8.1 Virtual Center Inventory and Monitoring

Direct Virtual Center inventory and monitoring enables multiple virtual machines to be more efficiently inventoried from one single point instead of inventorying them individually.

Monitoring through the Virtual Center provides different information than monitoring a virtual machine directly, because it is a picture of the virtual machine resource usage as detected by the Virtual Center and ESX host. This is more accurate than a virtual machine reporting on its own resource utilization. For example, a virtual machine using 90% of its allotted processing capabilities reports its processor usage as 90%. In reality, it might have been allocated only 30% of the host processor capabilities. This difference can only be detected by monitoring through the Virtual Center, which reports what percentage of the host processor a virtual machine is using.

This difference has become more and more useful as data centers place emphasis on managing and optimizing virtual machine usage as opposed to merely consolidating physical servers onto virtual machines.

When a Virtual Center is inventoried, its associated machines are displayed in the Data Center Explorer in a hierarchy that reflects the VMware Virtual Infrastructure Client hierarchy, including all data centers, folders, clusters and pools.

Figure 8-1 Data Center Explorer and VMware Virtual Infrastructure Client Comparison

Inventorying a Virtual Center discovers all the machines that are part of the Virtual Center, so that they can then be inventoried and monitored. When a virtual machine is inventoried through the Virtual Center, it shows up as inventoried both as a node in the Virtual Center, and as an inventoried machine under All in the Data Center Explorer.
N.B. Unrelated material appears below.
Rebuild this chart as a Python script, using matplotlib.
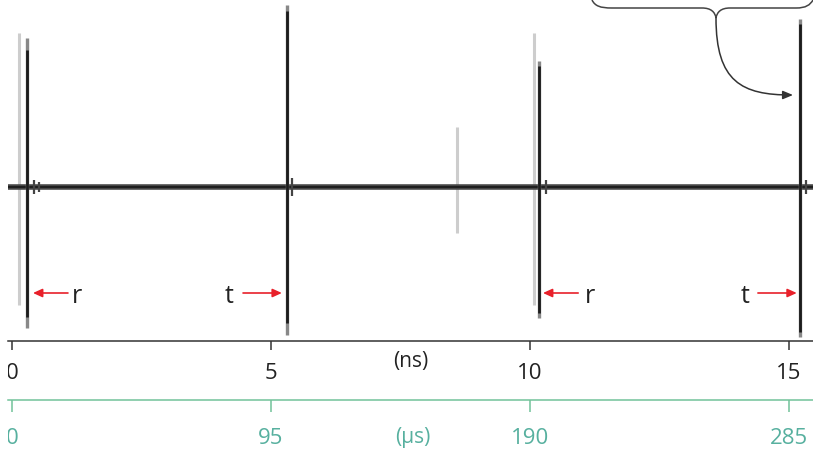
import numpy as np
import matplotlib
matplotlib.use("Agg")
import matplotlib.pyplot as plt
from matplotlib.path import Path
from matplotlib.patches import PathPatch, FancyArrowPatch
from matplotlib.transforms import Bbox, TransformedBbox

# ---------------- data ----------------
ns_ticks = [0, 5, 10, 15]
us_ticks = [0, 95, 190, 285]
us_per_ns = 19.0

# faint (earlier) trace spikes
faint_t = [0.135, 8.59, 10.08]
faint_top = [154, 60, 154]
faint_bot = [-118, -46, -118]

# main trace spikes (outer grey extent and dark core)
main_t = [0.29, 5.31, 10.17, 15.21]
main_top = [149, 182, 126, 168]
main_bot = [-141, -148, -131, -150]
core_top = [137, 176, 121, 163]
core_bot = [-130, -136, -126, -145]

# small ringing right after spikes
ring_t = [0.42, 0.52, 5.40, 10.30, 15.33]
ring_amp = [7, 5, 9, 7, 7]

# reflected / transmitted markers
mark_lab = ["r", "t", "r", "t"]
mark_head = [0.405, 5.21, 10.25, 15.15]
mark_tail = [1.08, 4.46, 10.93, 14.40]
mark_text = [1.16, 4.27, 11.06, 14.23]
mark_y = -106
mark_base = -116

# ---------------- figure ----------------
W, H = 813, 451
fig = plt.figure(figsize=(W / 100, H / 100), dpi=100)
FONT = "Open Sans"
GREEN_LINE = "#72c29a"
GREEN_TXT = "#57b09f"
RED = "#e8202a"

x0 = (8 - 12) / 51.8
x1 = (813 - 12) / 51.8
ax = fig.add_axes([8 / W, (H - 341) / H, 805 / W, 341 / H])
ax.set_xlim(x0, x1)
ax.set_ylim(-154, 187)
for s in ["top", "left", "right"]:
    ax.spines[s].set_visible(False)
ax.spines["bottom"].set_color("#333333")
ax.spines["bottom"].set_linewidth(1.1)
ax.set_yticks([])
ax.set_xticks(ns_ticks)
ax.set_xticklabels([str(v) for v in ns_ticks], fontsize=16, family=FONT, color="#222222")
ax.tick_params(axis="x", length=6.5, width=1.1, color="#333333", pad=9.3)
ax.patch.set_visible(False)

# faint spikes
ax.vlines(faint_t, faint_bot, faint_top, color="#cdcdcd", lw=2.2, zorder=1)
# baseline trace
ax.axhline(0, color="#454545", lw=4.0, zorder=2)
ax.axhline(0, color="#1e1e1e", lw=1.4, zorder=2)
# ringing
ax.vlines(ring_t, [-a for a in ring_amp], ring_amp, color="#444444", lw=1.6, zorder=2)
# main spikes
ax.vlines(main_t, main_bot, main_top, color="#888888", lw=2.4, zorder=3)
ax.vlines(main_t, core_bot, core_top, color="#1c1c1c", lw=2.0, zorder=4)

# r / t arrows
for lab, hx, tx, lx in zip(mark_lab, mark_head, mark_tail, mark_text):
    ax.annotate("", xy=(hx, mark_y), xytext=(tx, mark_y),
                arrowprops=dict(arrowstyle="-|>,head_length=0.55,head_width=0.25",
                                mutation_scale=10, color=RED, lw=1.2,
                                shrinkA=0, shrinkB=0))
    ax.text(lx, mark_base, lab, ha="left" if lab == "r" else "right", va="baseline",
            fontsize=18, family=FONT, color="#222222")

# second (microsecond) axis
ax2 = fig.add_axes([8 / W, (H - 400) / H, 805 / W, 0.0001])
ax2.set_xlim(x0 * us_per_ns, x1 * us_per_ns)
for s in ["top", "left", "right"]:
    ax2.spines[s].set_visible(False)
ax2.spines["bottom"].set_color(GREEN_LINE)
ax2.spines["bottom"].set_linewidth(1.1)
ax2.set_yticks([])
ax2.set_xticks(us_ticks)
ax2.set_xticklabels([str(v) for v in us_ticks], fontsize=16, family=FONT, color=GREEN_TXT)
ax2.tick_params(axis="x", length=8.5, width=1.1, color=GREEN_LINE, pad=11.8)
ax2.patch.set_visible(False)

# clip tick labels at left edge like the reference crop
clip = TransformedBbox(Bbox([[8 / 100, 0], [W / 100, H / 100]]), fig.dpi_scale_trans)
for a in (ax, ax2):
    for lbl in a.get_xticklabels():
        lbl.set_clip_box(clip)
        lbl.set_clip_on(True)

# axis unit labels
fig.text(411 / W, 1 - 362 / H, "(ns)", ha="center", va="center", fontsize=15,
         family=FONT, color="#222222")
fig.text(413 / W, 1 - 438 / H, "(\u03bcs)", ha="center", va="center", fontsize=15,
         family=FONT, color=GREEN_TXT)

# brace + curved arrow at top right (pixel coordinates)
def P(x, y):
    return (x / 100, (H - y) / 100)

verts = [P(592, 0), P(595, 6), P(600, 8), P(612, 8), P(702, 8),
         P(711, 8), P(715, 12), P(716, 18),
         P(717, 12), P(721, 8), P(730, 8), P(796, 8),
         P(806, 8), P(810, 5), P(813, 0)]
codes = [Path.MOVETO, Path.CURVE4, Path.CURVE4, Path.CURVE4, Path.LINETO,
         Path.CURVE4, Path.CURVE4, Path.CURVE4,
         Path.CURVE4, Path.CURVE4, Path.CURVE4, Path.LINETO,
         Path.CURVE4, Path.CURVE4, Path.CURVE4]
fig.add_artist(PathPatch(Path(verts, codes), fill=False, edgecolor="#444444", lw=1.1,
                         transform=fig.dpi_scale_trans))
arr_path = Path([P(716, 18), P(716, 82), P(742, 95), P(793, 95)],
                [Path.MOVETO, Path.CURVE4, Path.CURVE4, Path.CURVE4])
fig.add_artist(FancyArrowPatch(path=arr_path, arrowstyle="-|>,head_length=6,head_width=2.5",
                               mutation_scale=1, color="#333333", lw=1.1,
                               transform=fig.dpi_scale_trans))

fig.savefig("out.png", dpi=100)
Either node can subsequently be used to initiate monitoring.

You can right-click a cluster in a Virtual Center to view its properties, which are set in the Virtual Center.

When a virtual machine that is part of a Virtual Center is monitored, certain values, such as Processor Time, are collected both directly from the virtual machine and through the Virtual Center. Values that are being collected through the Virtual Center are prefixed with VC, for example VC_ProcessorTime.

See Section 3.7.2, Virtual Center for information about how to inventory a Virtual Center.